Not forgotten WWII veterans interviewed for class project |

Not forgotten WWII veterans interviewed for class project

by Scott Neuffer
Shannon Litz/The Record-Courier

The generation that defeated fascism with their grit and courage is being immortalized by members of the digital generation.

Last week at Meneley Elementary School, the era of the iPod met the era of the phonograph as students of Krystal Koontz’s third-grade class interviewed four World War II veterans for a class project called “The Spirit of ’45.”

“There are not many living World War II veterans, and we would like to celebrate and honor those who are still living,” Koontz explained. “The project was to interview veterans focusing on the character traits such as bravery, honor, loyalty, friendship, and courage. These are all themes in many books we read in class and in character traits in our novels. We wanted to connect the Spirit of ’45 to learning. We also wanted the students to feel connected to our community and give back to our veterans by showing appreciation and honor for their sacrifices.”

The project began with a hero’s welcome. On April 23, students sang patriotic songs for retired Marine Capt. Jim Ellis, who was a fighter pilot in the war effort.

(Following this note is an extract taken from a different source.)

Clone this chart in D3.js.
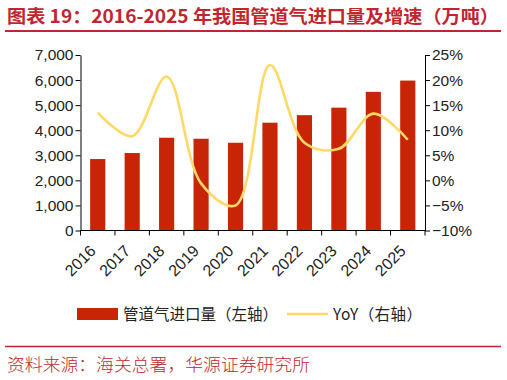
<!DOCTYPE html>
<html><head><meta charset="utf-8">
<script src="https://cdn.jsdelivr.net/npm/d3@7"></script>
<style>body{margin:0;background:#fff}svg{display:block}</style>
</head><body>
<script>
const years = ["2016","2017","2018","2019","2020","2021","2022","2023","2024","2025"];
const volume = [2850,3090,3700,3660,3500,4300,4600,4900,5530,5980];
const yoy = [13.5,8.8,20.7,-0.6,-5.0,23.0,7.5,6.3,13.3,8.1];
const leftTicks = [0,1000,2000,3000,4000,5000,6000,7000];
const rightTicks = [-10,-5,0,5,10,15,20,25];
const title = "图表 19：2016-2025 年我国管道气进口量及增速（万吨）";
const source = "资料来源：海关总署，华源证券研究所";
const legendBar = "管道气进口量（左轴）";
const legendLine = "YoY（右轴）";

const W=507,H=380;
const barColor="#C82506", lineColor="#FFD966", accent="#C0262E";
const svg=d3.select("body").append("svg").attr("width",W).attr("height",H);
const cjk="'Noto Sans CJK SC', sans-serif", lat="'Liberation Sans', Arial, sans-serif";

svg.append("text").attr("x",7).attr("y",23).text(title)
  .attr("font-family",cjk).attr("font-weight",700).attr("font-size",18).attr("fill",accent)
  .attr("textLength",492).attr("lengthAdjust","spacingAndGlyphs");
svg.append("line").attr("x1",5).attr("x2",501).attr("y1",31).attr("y2",31).attr("stroke",accent).attr("stroke-width",2);

const x=d3.scaleBand().domain(years).range([80.5,425]).paddingInner(0.56).paddingOuter(0.28);
const yL=d3.scaleLinear().domain([0,7000]).range([230.5,55]);
const yR=d3.scaleLinear().domain([-10,25]).range([230.5,55]);

svg.append("g").selectAll("rect").data(years).join("rect")
  .attr("x",d=>x(d)).attr("width",x.bandwidth())
  .attr("y",(d,i)=>yL(volume[i])).attr("height",(d,i)=>yL(0)-yL(volume[i]))
  .attr("fill",barColor);

const line=d3.line().x((d,i)=>x(years[i])+x.bandwidth()/2).y(d=>yR(d)).curve(d3.curveCatmullRom.alpha(0.5));
svg.append("path").datum(yoy).attr("d",line).attr("fill","none").attr("stroke",lineColor).attr("stroke-width",2.6);

const gL=svg.append("g").attr("transform","translate(80.5,0)")
  .call(d3.axisLeft(yL).tickValues(leftTicks).tickFormat(d3.format(",")).tickSize(5).tickSizeOuter(0));
const gR=svg.append("g").attr("transform","translate(425,0)")
  .call(d3.axisRight(yR).tickValues(rightTicks).tickFormat(d=>(d<0?"\u2212"+(-d):d)+"%").tickSize(5).tickSizeOuter(0));
[gL,gR].forEach(g=>{g.select(".domain").attr("stroke","#000");g.selectAll("line").attr("stroke","#000");
  g.selectAll("text").attr("font-family",lat).attr("font-size",15.5).attr("fill","#222");});
gL.selectAll("text").attr("x",-7);
gR.selectAll("text").attr("x",7);

const xa=svg.append("g");
xa.append("line").attr("x1",80.5).attr("x2",425).attr("y1",230.5).attr("y2",230.5).attr("stroke","#000");
const bounds=d3.range(years.length+1).map(i=>80.5+i*(425-80.5)/years.length);
xa.selectAll("line.t").data(bounds).join("line").attr("class","t")
  .attr("x1",d=>d).attr("x2",d=>d).attr("y1",230.5).attr("y2",235.5).attr("stroke","#000");
xa.selectAll("text").data(years).join("text")
  .attr("transform",d=>`translate(${x(d)+x.bandwidth()/2-1},${252}) rotate(-45)`)
  .attr("text-anchor","end").text(d=>d)
  .attr("font-family",lat).attr("font-size",16).attr("fill","#222");

const lg=svg.append("g");
lg.append("rect").attr("x",77).attr("y",308).attr("width",41).attr("height",12).attr("fill",barColor);
lg.append("text").attr("x",123).attr("y",320).text(legendBar).attr("font-family",cjk).attr("font-size",15.5).attr("fill","#222")
  .attr("textLength",155).attr("lengthAdjust","spacing");
lg.append("line").attr("x1",287).attr("x2",328).attr("y1",314).attr("y2",314).attr("stroke",lineColor).attr("stroke-width",2.6);
lg.append("text").attr("x",333).attr("y",320).text(legendLine).attr("font-family",cjk).attr("font-size",15.5).attr("fill","#222")
  .attr("textLength",89).attr("lengthAdjust","spacing");

svg.append("line").attr("x1",5).attr("x2",501).attr("y1",346.5).attr("y2",346.5).attr("stroke",accent).attr("stroke-width",1.5);
svg.append("text").attr("x",7).attr("y",371).text(source).attr("font-family",cjk).attr("font-weight",300).attr("font-size",17).attr("fill",accent)
  .attr("textLength",303).attr("lengthAdjust","spacingAndGlyphs");
</script>
</body></html>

“He brought his medals, pictures, and silk maps that he used, and many stories of honor, dedication, and sacrifice,” Koontz said. “After the interview the students all shook his hand and gave hugs. I overheard him tell his daughter, ‘This has been the best day of my life.’ That comment was the point — to allow our students the opportunity to show honor and respect to these veterans while we still can.”

On April 25, the class welcomed Pfc. Jim Schramm, Pfc. John Campbell, and Sgt. Rico Petretti, all who served in the Army during the war.

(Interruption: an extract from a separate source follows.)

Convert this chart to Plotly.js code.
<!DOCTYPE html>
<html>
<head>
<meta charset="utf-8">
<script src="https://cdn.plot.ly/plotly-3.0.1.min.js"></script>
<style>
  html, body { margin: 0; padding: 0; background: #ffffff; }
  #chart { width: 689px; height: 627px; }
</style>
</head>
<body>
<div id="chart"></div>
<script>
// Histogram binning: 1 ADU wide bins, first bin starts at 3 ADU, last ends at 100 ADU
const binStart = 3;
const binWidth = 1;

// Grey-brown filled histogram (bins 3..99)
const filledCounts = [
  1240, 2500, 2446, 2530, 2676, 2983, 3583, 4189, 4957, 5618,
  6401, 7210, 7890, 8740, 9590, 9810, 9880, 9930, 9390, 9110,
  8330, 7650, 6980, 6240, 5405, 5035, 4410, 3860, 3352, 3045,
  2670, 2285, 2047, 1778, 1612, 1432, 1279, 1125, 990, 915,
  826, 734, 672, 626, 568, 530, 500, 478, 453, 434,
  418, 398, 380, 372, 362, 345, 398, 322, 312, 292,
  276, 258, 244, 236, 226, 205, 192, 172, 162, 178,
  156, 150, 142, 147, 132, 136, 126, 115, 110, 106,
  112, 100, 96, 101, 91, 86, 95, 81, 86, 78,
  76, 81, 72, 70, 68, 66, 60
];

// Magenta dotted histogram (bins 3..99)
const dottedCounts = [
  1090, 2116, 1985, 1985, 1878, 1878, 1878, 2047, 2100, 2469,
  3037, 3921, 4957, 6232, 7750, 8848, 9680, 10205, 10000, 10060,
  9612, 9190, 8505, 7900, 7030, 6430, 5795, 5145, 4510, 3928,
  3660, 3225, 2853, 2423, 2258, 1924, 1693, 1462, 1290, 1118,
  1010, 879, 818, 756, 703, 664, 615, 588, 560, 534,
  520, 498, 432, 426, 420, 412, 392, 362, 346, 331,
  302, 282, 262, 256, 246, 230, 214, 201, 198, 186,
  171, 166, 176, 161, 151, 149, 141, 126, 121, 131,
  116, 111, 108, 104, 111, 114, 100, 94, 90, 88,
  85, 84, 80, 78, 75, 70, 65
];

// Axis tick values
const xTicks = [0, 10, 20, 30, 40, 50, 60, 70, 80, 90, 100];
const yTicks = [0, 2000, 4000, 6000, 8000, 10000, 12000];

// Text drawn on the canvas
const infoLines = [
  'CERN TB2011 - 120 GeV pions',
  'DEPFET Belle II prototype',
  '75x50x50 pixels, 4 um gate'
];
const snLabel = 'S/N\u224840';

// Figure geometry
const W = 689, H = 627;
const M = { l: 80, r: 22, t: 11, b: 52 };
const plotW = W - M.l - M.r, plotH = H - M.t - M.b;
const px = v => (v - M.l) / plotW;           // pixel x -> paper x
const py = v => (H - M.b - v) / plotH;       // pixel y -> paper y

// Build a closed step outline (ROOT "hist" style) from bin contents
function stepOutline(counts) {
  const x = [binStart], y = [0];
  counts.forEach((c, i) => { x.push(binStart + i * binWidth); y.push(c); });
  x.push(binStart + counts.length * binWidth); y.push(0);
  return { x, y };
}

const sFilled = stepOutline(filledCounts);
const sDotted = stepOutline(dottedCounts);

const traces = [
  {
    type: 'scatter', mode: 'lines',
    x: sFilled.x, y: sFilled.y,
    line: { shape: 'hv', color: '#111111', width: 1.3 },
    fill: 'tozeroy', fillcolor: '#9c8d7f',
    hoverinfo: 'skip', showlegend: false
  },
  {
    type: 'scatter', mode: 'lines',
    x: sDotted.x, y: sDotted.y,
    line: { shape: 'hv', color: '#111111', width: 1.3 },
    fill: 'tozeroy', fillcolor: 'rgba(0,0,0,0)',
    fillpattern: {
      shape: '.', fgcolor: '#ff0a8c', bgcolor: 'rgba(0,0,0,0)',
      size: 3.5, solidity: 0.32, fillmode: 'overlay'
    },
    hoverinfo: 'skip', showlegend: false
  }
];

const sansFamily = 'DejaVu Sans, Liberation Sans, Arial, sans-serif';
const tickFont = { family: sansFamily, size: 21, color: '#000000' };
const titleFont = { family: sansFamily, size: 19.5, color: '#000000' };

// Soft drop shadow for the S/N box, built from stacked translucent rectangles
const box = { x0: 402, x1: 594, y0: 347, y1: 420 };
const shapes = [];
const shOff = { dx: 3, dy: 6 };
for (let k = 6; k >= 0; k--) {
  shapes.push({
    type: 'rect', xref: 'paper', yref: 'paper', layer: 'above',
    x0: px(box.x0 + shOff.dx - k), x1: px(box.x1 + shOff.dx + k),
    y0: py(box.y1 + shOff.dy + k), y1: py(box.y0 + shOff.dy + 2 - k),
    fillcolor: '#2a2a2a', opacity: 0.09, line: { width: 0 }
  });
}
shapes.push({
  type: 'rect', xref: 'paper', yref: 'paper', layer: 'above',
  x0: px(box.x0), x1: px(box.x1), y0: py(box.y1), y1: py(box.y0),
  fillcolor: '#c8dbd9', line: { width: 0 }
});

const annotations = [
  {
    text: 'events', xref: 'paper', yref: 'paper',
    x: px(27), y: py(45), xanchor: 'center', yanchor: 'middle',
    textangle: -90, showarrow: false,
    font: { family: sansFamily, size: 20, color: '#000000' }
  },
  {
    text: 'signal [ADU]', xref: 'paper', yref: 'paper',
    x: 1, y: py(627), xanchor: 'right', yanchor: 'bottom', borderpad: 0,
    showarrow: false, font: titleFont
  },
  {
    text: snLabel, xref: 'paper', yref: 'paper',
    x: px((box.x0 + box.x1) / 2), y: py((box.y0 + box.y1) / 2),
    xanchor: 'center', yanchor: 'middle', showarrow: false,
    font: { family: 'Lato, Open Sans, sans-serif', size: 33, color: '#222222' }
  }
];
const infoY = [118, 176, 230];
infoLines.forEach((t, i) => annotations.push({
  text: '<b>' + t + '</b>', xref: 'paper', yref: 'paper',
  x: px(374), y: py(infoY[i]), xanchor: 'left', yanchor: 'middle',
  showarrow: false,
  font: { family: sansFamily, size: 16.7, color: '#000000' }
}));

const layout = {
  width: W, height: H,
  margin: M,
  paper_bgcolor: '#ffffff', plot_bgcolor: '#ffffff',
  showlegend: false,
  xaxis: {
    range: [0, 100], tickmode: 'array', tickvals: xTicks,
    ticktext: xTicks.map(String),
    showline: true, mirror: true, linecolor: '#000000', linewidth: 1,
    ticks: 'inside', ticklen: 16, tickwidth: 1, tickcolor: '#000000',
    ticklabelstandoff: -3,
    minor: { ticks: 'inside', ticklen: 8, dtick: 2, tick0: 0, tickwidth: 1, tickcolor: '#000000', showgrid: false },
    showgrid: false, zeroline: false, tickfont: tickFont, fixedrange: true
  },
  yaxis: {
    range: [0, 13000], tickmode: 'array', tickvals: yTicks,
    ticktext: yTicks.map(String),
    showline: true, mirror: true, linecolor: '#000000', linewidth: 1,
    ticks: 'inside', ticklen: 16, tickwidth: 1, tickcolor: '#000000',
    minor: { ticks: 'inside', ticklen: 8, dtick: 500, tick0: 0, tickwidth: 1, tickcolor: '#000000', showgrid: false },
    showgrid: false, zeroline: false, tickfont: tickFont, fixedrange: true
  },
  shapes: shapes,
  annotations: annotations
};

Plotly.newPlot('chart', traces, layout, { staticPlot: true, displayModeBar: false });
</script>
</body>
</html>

“We started by giving the gentlemen a parade,” said Koontz. “The students stood in a line wearing their red, white, and blue tie-dyed shirts, holding homemade signs reading, ‘Thank you for our freedom,’ waving flags, and clapping as these heroes walked past them.”

Koontz described it as a moment the staff and students will never forget.

“I think all of the adults were crying,” she said.

The third-graders then teamed up with fifth-graders for the interviews, splitting into groups. The fledging journalists took notes as the veterans relayed stories of the many battles across the globe that eventually defeated the Axis Powers.

The students were later tasked with converting their notes into narrative accounts of the war.

After the interviews, third-graders held a cupcake social. Each veteran sat down at a table with students.

“I saw a lot of hugs, autograph signing, and handshaking,” said Koontz.

Third-grader Cheyenne McCormick summed up the emotional impact of the project:

“I got to meet real heroes and tell them thank you.”